Supplied entries

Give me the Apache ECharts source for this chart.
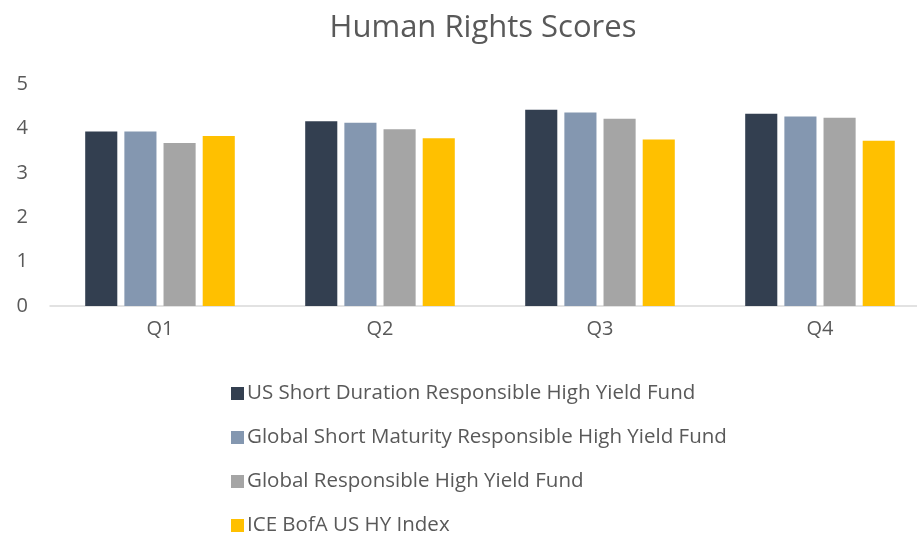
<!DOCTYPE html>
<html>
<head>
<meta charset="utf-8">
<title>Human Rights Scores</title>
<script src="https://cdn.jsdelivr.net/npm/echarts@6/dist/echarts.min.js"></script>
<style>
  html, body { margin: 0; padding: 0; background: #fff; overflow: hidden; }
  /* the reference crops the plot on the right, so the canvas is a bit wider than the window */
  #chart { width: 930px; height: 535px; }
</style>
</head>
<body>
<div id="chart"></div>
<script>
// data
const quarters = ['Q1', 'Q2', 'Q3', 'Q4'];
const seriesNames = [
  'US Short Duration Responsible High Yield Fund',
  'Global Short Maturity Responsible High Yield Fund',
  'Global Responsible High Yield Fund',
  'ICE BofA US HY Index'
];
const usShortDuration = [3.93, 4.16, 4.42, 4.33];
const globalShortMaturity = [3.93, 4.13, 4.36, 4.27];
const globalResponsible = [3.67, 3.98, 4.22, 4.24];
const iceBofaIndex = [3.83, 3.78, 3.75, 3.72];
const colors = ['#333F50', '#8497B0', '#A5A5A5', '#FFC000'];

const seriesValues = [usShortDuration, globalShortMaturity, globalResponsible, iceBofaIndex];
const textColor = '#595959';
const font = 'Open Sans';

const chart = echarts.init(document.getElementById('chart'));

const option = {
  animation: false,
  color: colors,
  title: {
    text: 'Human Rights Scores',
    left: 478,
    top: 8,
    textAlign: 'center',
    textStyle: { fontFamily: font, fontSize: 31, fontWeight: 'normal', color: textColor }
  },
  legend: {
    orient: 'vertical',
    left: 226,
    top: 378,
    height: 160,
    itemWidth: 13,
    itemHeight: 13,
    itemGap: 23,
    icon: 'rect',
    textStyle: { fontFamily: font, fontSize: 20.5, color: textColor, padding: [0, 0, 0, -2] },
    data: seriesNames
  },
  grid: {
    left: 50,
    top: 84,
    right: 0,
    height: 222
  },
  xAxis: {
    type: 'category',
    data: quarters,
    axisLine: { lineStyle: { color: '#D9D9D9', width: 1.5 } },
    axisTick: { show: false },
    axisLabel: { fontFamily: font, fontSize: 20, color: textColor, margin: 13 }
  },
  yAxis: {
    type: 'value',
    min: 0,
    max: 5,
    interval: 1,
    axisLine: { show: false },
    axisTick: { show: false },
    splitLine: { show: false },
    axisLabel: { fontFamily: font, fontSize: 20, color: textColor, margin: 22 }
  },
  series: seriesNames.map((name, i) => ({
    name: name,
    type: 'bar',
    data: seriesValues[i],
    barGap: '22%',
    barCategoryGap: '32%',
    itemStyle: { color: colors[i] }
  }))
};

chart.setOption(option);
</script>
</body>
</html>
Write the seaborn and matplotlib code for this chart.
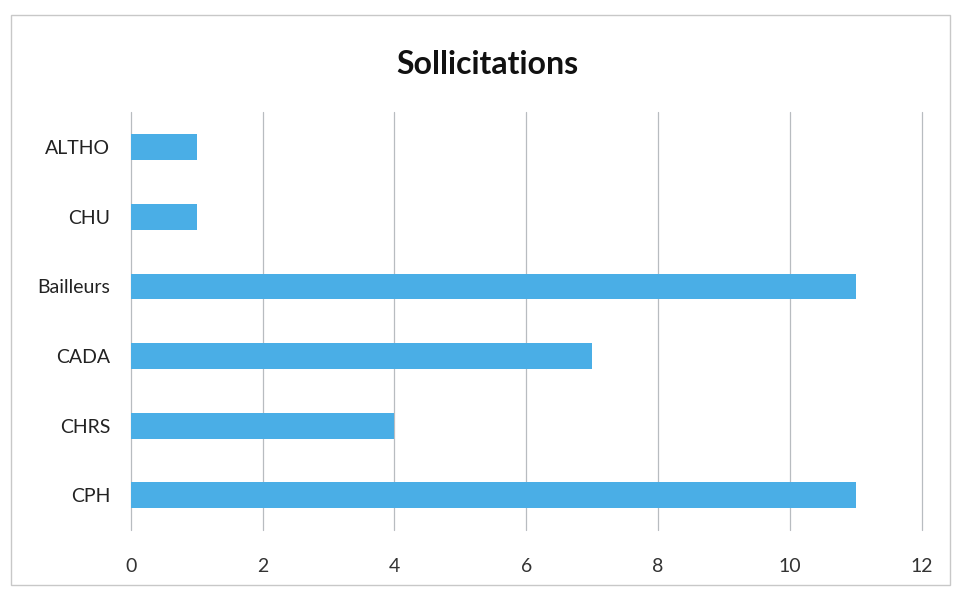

Stated goal
Pictures in the data above should not be copied; transcribe everything else exactly.

Task solution
Give me the Apache ECharts source for this chart.
<!DOCTYPE html>
<html>
<head>
<meta charset="utf-8">
<title>Human Rights Scores</title>
<script src="https://cdn.jsdelivr.net/npm/echarts@6/dist/echarts.min.js"></script>
<style>
  html, body { margin: 0; padding: 0; background: #fff; overflow: hidden; }
  /* the reference crops the plot on the right, so the canvas is a bit wider than the window */
  #chart { width: 930px; height: 535px; }
</style>
</head>
<body>
<div id="chart"></div>
<script>
// data
const quarters = ['Q1', 'Q2', 'Q3', 'Q4'];
const seriesNames = [
  'US Short Duration Responsible High Yield Fund',
  'Global Short Maturity Responsible High Yield Fund',
  'Global Responsible High Yield Fund',
  'ICE BofA US HY Index'
];
const usShortDuration = [3.93, 4.16, 4.42, 4.33];
const globalShortMaturity = [3.93, 4.13, 4.36, 4.27];
const globalResponsible = [3.67, 3.98, 4.22, 4.24];
const iceBofaIndex = [3.83, 3.78, 3.75, 3.72];
const colors = ['#333F50', '#8497B0', '#A5A5A5', '#FFC000'];

const seriesValues = [usShortDuration, globalShortMaturity, globalResponsible, iceBofaIndex];
const textColor = '#595959';
const font = 'Open Sans';

const chart = echarts.init(document.getElementById('chart'));

const option = {
  animation: false,
  color: colors,
  title: {
    text: 'Human Rights Scores',
    left: 478,
    top: 8,
    textAlign: 'center',
    textStyle: { fontFamily: font, fontSize: 31, fontWeight: 'normal', color: textColor }
  },
  legend: {
    orient: 'vertical',
    left: 226,
    top: 378,
    height: 160,
    itemWidth: 13,
    itemHeight: 13,
    itemGap: 23,
    icon: 'rect',
    textStyle: { fontFamily: font, fontSize: 20.5, color: textColor, padding: [0, 0, 0, -2] },
    data: seriesNames
  },
  grid: {
    left: 50,
    top: 84,
    right: 0,
    height: 222
  },
  xAxis: {
    type: 'category',
    data: quarters,
    axisLine: { lineStyle: { color: '#D9D9D9', width: 1.5 } },
    axisTick: { show: false },
    axisLabel: { fontFamily: font, fontSize: 20, color: textColor, margin: 13 }
  },
  yAxis: {
    type: 'value',
    min: 0,
    max: 5,
    interval: 1,
    axisLine: { show: false },
    axisTick: { show: false },
    splitLine: { show: false },
    axisLabel: { fontFamily: font, fontSize: 20, color: textColor, margin: 22 }
  },
  series: seriesNames.map((name, i) => ({
    name: name,
    type: 'bar',
    data: seriesValues[i],
    barGap: '22%',
    barCategoryGap: '32%',
    itemStyle: { color: colors[i] }
  }))
};

chart.setOption(option);
</script>
</body>
</html>
Write the seaborn and matplotlib code for this chart.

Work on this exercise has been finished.